The Anatomy of a Submersible Failure

When we talk about a borehole pump tripping a breaker, we are usually looking at a motor that is drawing more current than it was designed to handle—Locked Rotor Amps (LRA). This happens for three primary reasons: electrical shorting, mechanical binding, or hydraulic overload. Imagine the pump sitting 200 feet down a dark, wet hole. It’s encased in a stainless steel shell, but inside, the copper windings are separated from the cooling oil or water by a thin layer of varnish. If that varnish cracks due to heat or age, the electricity stops doing the work of turning the impeller and starts trying to jump straight to the casing. That’s a short to ground, and your breaker trips to prevent your well casing from becoming a giant, electrified spear in the earth.

“Pumps and other devices used for water supply systems shall be listed and labeled for the intended use.” – UPC Section 604.8

If you’ve recently had construction nearby, the issue might not be the pump but the lateral line. I’ve seen cases where a backhoe nicked a buried wire during a rough-in, leading to intermittent shorts as the soil moisture fluctuates. This is why using vacuum excavation is non-negotiable for identifying the exact location of underground utilities and pump leads without causing further damage. It’s the difference between a surgical extraction and a forensic mess.

The Chemistry of Pitting and Scale

In regions with aggressive water chemistry, the pump isn’t just moving water; it’s fighting a chemical war. Hard water leads to calcification—the same white, crusty junk you see on your showerhead, but happening deep inside the pump’s intake screen. As these minerals build up, the pump has to work twice as hard to pull the same volume of water. This increases the amperage draw, heating up the motor. If your water is acidic, it can eat away at the pump’s seals. Once water enters the motor housing, it’s game over. The resulting sludge is a mix of burnt oil and metallic filings that smells like an electrical fire in a swamp.
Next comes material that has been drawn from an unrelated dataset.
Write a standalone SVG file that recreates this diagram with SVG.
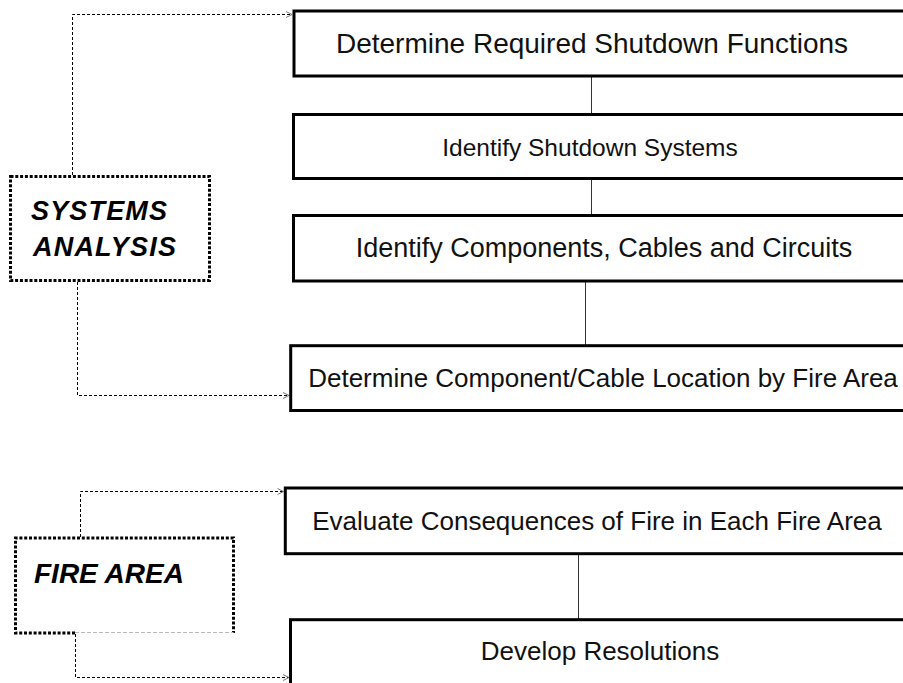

To prevent these failures, optimizing borehole strategies is essential. This includes regular testing of the water’s pH and mineral content to ensure your equipment is rated for the specific environment it’s submerged in. If you ignore the chemistry, the physics will eventually break your wallet.

The Role of Site Services and Daylighting

Sometimes the problem is at the surface. A faulty pressure switch or a water-logged pressure tank can cause the pump to ‘short cycle.’ This means the pump turns on and off every few seconds. The highest amperage draw occurs at the moment of startup. If the pump is starting sixty times an hour instead of four, the thermal overload on the breaker will eventually give up. We often use site services to excavate around the well head to inspect the pitless adapter and the electrical conduit. Through borehole drilling techniques and daylighting, we can expose the critical ‘stub-out’ where the electrical lines meet the pipe, ensuring there’s no chafing or rodent damage that could be causing that breaker to pop.

“A pressure relief valve shall be installed on the discharge piping of every pump.” – IPC 608.5

The Forensic Fix: Beyond the Reset Button

Stop flipping the breaker. Every time you do, you’re potentially welding the motor windings together or worsening a ground fault. The fix requires a ‘megger’ test to check insulation resistance and an amp-clamp to see exactly what the motor is pulling. If the pump is seized due to sand or silt—a common issue in poorly developed boreholes—the only solution is to pull the pump. This involves heavy equipment and a lot of sweat, but it’s the only way to inspect the check valve and the torque arrestor. Don’t let a handyman tell you to just ‘up-size’ the breaker. That is a recipe for a house fire. You fix the load, not the protection.